Current compiler are just not capable of SIMDifying a ~1000 C++ code lines for a single material shader with multiple (virtual) function calls in it. There is just no way for them to recognize that they can compute 4 or more values in parallel.
Automatic SIMDifying works fine for small loops, but for complex algorithms it just fails, always.
Same goes for auto-vectorization -- the more auto-vectorization problems people report, the smarter the compiler becomes.
Seems that in your case you decided to take an "easy" way out, and avoid participating in compiler enhancement, but at the cost of having to develop and maintain progressively larger and larger hand-written codebase.
In other words, your short-term win may become long-term loss as the size of your project keeps growing.

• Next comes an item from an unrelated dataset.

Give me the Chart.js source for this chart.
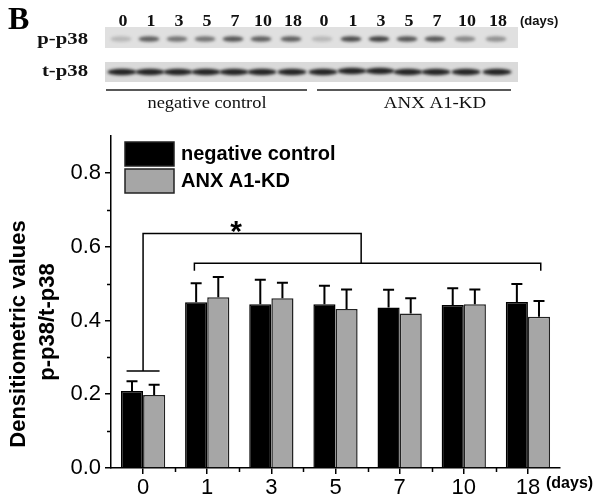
<!DOCTYPE html>
<html>
<head>
<meta charset="utf-8">
<script src="https://cdn.jsdelivr.net/npm/chart.js@4.4.0/dist/chart.umd.min.js"></script>
<style>
  html, body { margin: 0; padding: 0; background: #fff; }
  canvas { display: block; }
</style>
</head>
<body>
<canvas id="chart" width="602" height="503"></canvas>
<script>
// values
const days = ["0", "1", "3", "5", "7", "10", "18"];
const controlMeans = [0.209, 0.449, 0.444, 0.444, 0.435, 0.442, 0.450];
const controlErrors = [0.026, 0.052, 0.066, 0.050, 0.048, 0.045, 0.049];
const kdMeans = [0.198, 0.463, 0.460, 0.431, 0.419, 0.444, 0.410];
const kdErrors = [0.028, 0.055, 0.042, 0.053, 0.041, 0.040, 0.043];
const seriesNames = ["negative control", "ANX A1-KD"];

// blot lanes (band strength 0..1), top panel p-p38, bottom t-p38
const laneLabels = ["0", "1", "3", "5", "7", "10", "18", "0", "1", "3", "5", "7", "10", "18"];
const pp38Bands = [0.2, 0.65, 0.55, 0.55, 0.7, 0.65, 0.65, 0.2, 0.75, 0.8, 0.7, 0.7, 0.45, 0.4];
const tp38Bands = [0.9, 0.9, 0.9, 0.9, 0.9, 0.9, 0.9, 0.9, 0.9, 0.9, 0.9, 0.9, 0.9, 0.9];

// significance brackets (x in category units, y in data units)
const upperBracket = { from: 0, to: 3.4, level: 0.636 };
const lowerBracket = { from: 0.8, to: 6.2, level: 0.555, drop: 0.535 };
const day0Cap = 0.263;

const laneX = [123, 151, 179, 207, 235, 263, 293, 324, 353, 381, 409, 437, 467, 498];
const sans = '"Liberation Sans", Arial, sans-serif';
const serif = '"Liberation Serif", "Times New Roman", serif';

function stretchedText(ctx, text, x, y, font, sx, align) {
  ctx.save();
  ctx.font = font;
  ctx.translate(x, y);
  ctx.scale(sx, 1);
  ctx.textAlign = align;
  ctx.textBaseline = "alphabetic";
  ctx.fillText(text, 0, 0);
  ctx.restore();
}

function drawBlot(ctx) {
  ctx.save();
  ctx.fillStyle = "#000";
  ctx.font = "bold 32px " + serif;
  ctx.textBaseline = "alphabetic";
  ctx.fillText("B", 8, 29);

  ctx.fillStyle = "#111";
  laneLabels.forEach((t, i) => stretchedText(ctx, t, laneX[i], 26, "bold 16px " + serif, 1.12, "center"));
  ctx.font = "bold 13px " + sans;
  ctx.fillText("(days)", 520, 25);

  stretchedText(ctx, "p-p38", 88, 44, "bold 17px " + serif, 1.22, "right");
  stretchedText(ctx, "t-p38", 88, 76, "bold 17px " + serif, 1.22, "right");

  // membrane panels
  ctx.fillStyle = "#e0e0e0";
  ctx.fillRect(105, 27, 413, 21);
  ctx.fillStyle = "#dadada";
  ctx.fillRect(105, 62, 413, 20);

  ctx.filter = "blur(1.4px)";
  pp38Bands.forEach((a, i) => {
    ctx.fillStyle = "rgba(25,25,25," + a + ")";
    ctx.beginPath();
    ctx.ellipse(laneX[i] - 2, 39, 10.5, 2.8, 0, 0, Math.PI * 2);
    ctx.fill();
  });
  tp38Bands.forEach((a, i) => {
    ctx.fillStyle = "rgba(15,15,15," + a + ")";
    ctx.beginPath();
    ctx.ellipse(laneX[i] - 1, 72 - (i >= 8 && i <= 9 ? 1 : 0), 14.5, 3.2, 0, 0, Math.PI * 2);
    ctx.fill();
  });
  ctx.filter = "none";

  ctx.strokeStyle = "#222";
  ctx.lineWidth = 1.5;
  ctx.beginPath();
  ctx.moveTo(106, 90); ctx.lineTo(307, 90);
  ctx.moveTo(317, 90); ctx.lineTo(511, 90);
  ctx.stroke();

  ctx.fillStyle = "#111";
  stretchedText(ctx, "negative control", 207, 108, "16px " + serif, 1.15, "center");
  stretchedText(ctx, "ANX A1-KD", 435, 108, "16px " + serif, 1.18, "center");
  ctx.restore();
}

const figurePlugin = {
  id: "figure",
  beforeDraw(chart) {
    const ctx = chart.ctx;
    ctx.save();
    ctx.fillStyle = "#fff";
    ctx.fillRect(0, 0, chart.width, chart.height);
    ctx.restore();
    drawBlot(ctx);
  },
  afterDatasetsDraw(chart) {
    const ctx = chart.ctx;
    const y = chart.scales.y;
    ctx.save();
    ctx.strokeStyle = "#000";
    ctx.lineWidth = 2;
    chart.data.datasets.forEach((ds, di) => {
      chart.getDatasetMeta(di).data.forEach((bar, i) => {
        const top = y.getPixelForValue(ds.data[i] + ds.errors[i]);
        ctx.beginPath();
        ctx.moveTo(bar.x, bar.y);
        ctx.lineTo(bar.x, top);
        ctx.moveTo(bar.x - 5.5, top);
        ctx.lineTo(bar.x + 5.5, top);
        ctx.stroke();
      });
    });
    ctx.restore();
  },
  afterDraw(chart) {
    const ctx = chart.ctx;
    const x = chart.scales.x;
    const y = chart.scales.y;
    ctx.save();
    ctx.strokeStyle = "#000";
    ctx.lineWidth = 1.5;

    // minor ticks
    ctx.beginPath();
    [0.1, 0.3, 0.5, 0.7].forEach(v => {
      const py = Math.round(y.getPixelForValue(v)) + 0.5;
      ctx.moveTo(y.right - 4, py); ctx.lineTo(y.right, py);
    });
    for (let k = 0.5; k < days.length - 1; k++) {
      const px = Math.round(x.getPixelForValue(k)) + 0.5;
      ctx.moveTo(px, x.top); ctx.lineTo(px, x.top + 4);
    }
    ctx.stroke();

    // brackets
    const ux0 = x.getPixelForValue(upperBracket.from);
    const ux1 = x.getPixelForValue(upperBracket.to);
    const uy = y.getPixelForValue(upperBracket.level);
    const ly = y.getPixelForValue(lowerBracket.level);
    const lx0 = x.getPixelForValue(lowerBracket.from);
    const lx1 = x.getPixelForValue(lowerBracket.to);
    const ldrop = y.getPixelForValue(lowerBracket.drop);
    const cy = y.getPixelForValue(day0Cap);
    ctx.beginPath();
    ctx.moveTo(ux0, cy); ctx.lineTo(ux0, uy); ctx.lineTo(ux1, uy); ctx.lineTo(ux1, ly);
    ctx.moveTo(ux0 - 16.5, cy); ctx.lineTo(ux0 + 16.5, cy);
    ctx.moveTo(lx0, ldrop); ctx.lineTo(lx0, ly); ctx.lineTo(lx1, ly); ctx.lineTo(lx1, ldrop);
    ctx.stroke();

    ctx.fillStyle = "#000";
    ctx.font = "bold 30px " + sans;
    ctx.textAlign = "center";
    ctx.textBaseline = "alphabetic";
    ctx.fillText("*", x.getPixelForValue(1.45), uy + 8);

    // legend
    const colors = ["#000", "#a6a6a6"];
    seriesNames.forEach((name, i) => {
      const top = 142 + i * 27;
      ctx.fillStyle = colors[i];
      ctx.fillRect(125, top, 49, 24);
      ctx.lineWidth = 1.5;
      ctx.strokeStyle = "#222";
      ctx.strokeRect(125, top, 49, 24);
      ctx.fillStyle = "#000";
      ctx.font = "bold 20px " + sans;
      ctx.textAlign = "left";
      ctx.textBaseline = "middle";
      ctx.fillText(name, 181, top + 12);
    });

    // y title
    ctx.font = "bold 22px " + sans;
    ctx.textAlign = "center";
    ctx.textBaseline = "alphabetic";
    ctx.save();
    ctx.translate(25, 334);
    ctx.rotate(-Math.PI / 2);
    ctx.fillText("Densitiometric values", 0, 0);
    ctx.restore();
    ctx.save();
    ctx.translate(54, 322);
    ctx.rotate(-Math.PI / 2);
    ctx.fillText("p-p38/t-p38", 0, 0);
    ctx.restore();

    ctx.font = "bold 16px " + sans;
    ctx.textAlign = "left";
    ctx.textBaseline = "middle";
    ctx.fillText("(days)", 546, 484);
    ctx.restore();
  }
};

new Chart(document.getElementById("chart"), {
  type: "bar",
  data: {
    labels: days,
    datasets: [
      { label: seriesNames[0], data: controlMeans, errors: controlErrors,
        backgroundColor: "#000", borderColor: "#000", borderWidth: 1.5 },
      { label: seriesNames[1], data: kdMeans, errors: kdErrors,
        backgroundColor: "#a6a6a6", borderColor: "#222", borderWidth: 1.5 }
    ]
  },
  options: {
    responsive: false,
    animation: false,
    layout: { padding: { top: 136, right: 42, left: 0, bottom: 0 } },
    categoryPercentage: 0.69,
    barPercentage: 1,
    plugins: { legend: { display: false }, tooltip: { enabled: false } },
    scales: {
      x: {
        grid: { drawOnChartArea: false, offset: false, tickLength: 6, color: "#000", lineWidth: 1.5 },
        border: { color: "#000", width: 1.5 },
        ticks: { color: "#000", font: { family: sans, size: 22 }, padding: 1, maxRotation: 0 },
        afterFit: s => { s.height = 35; }
      },
      y: {
        min: 0,
        max: 0.9,
        grid: { drawOnChartArea: false, tickLength: 6, color: "#000", lineWidth: 1.5 },
        border: { color: "#000", width: 1.5 },
        ticks: { stepSize: 0.2, includeBounds: false, color: "#000", padding: 4,
                 font: { family: sans, size: 22 }, callback: v => v.toFixed(1) },
        afterFit: s => { s.width = 111; }
      }
    }
  },
  plugins: [figurePlugin]
});
</script>
</body>
</html>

>In other words, your short-term win may become long-term loss as the size of your project keeps growing.
Needing to wait for a bug to get fixed instead of simply using the compiler that works for us is just a bad idea. Why should we bother using another compiler if what we use now works? For maybe 5% more performance at the cost of 5 times longer compile times? No, thank you. Why do you think you can judge what we are doing? We are developing bleeding edge technologie, running raytracing of multi million triangle scenes on clusters with up to 1000 Cores and 8MP Resolutions in realtime, faster than any competitor and you want to tell me I am taking the easy way out because I prefer a solution that works now instead of having to wait for someone else to fix bugs in a compiler? Seriously, I had enough trouble with GPU manufactures and their drivers bugs, I am happy if things just work like I tell them and can concentrate myself of algorithms.
I am saying you dont have a clue about what we are actually programming here, so you better shouldnt start to judge.
And who says handwritten SSE code ist larger than handwritten standard c++ code? I think, I can handle the required masks from time to time. And the code needs to be written anyway.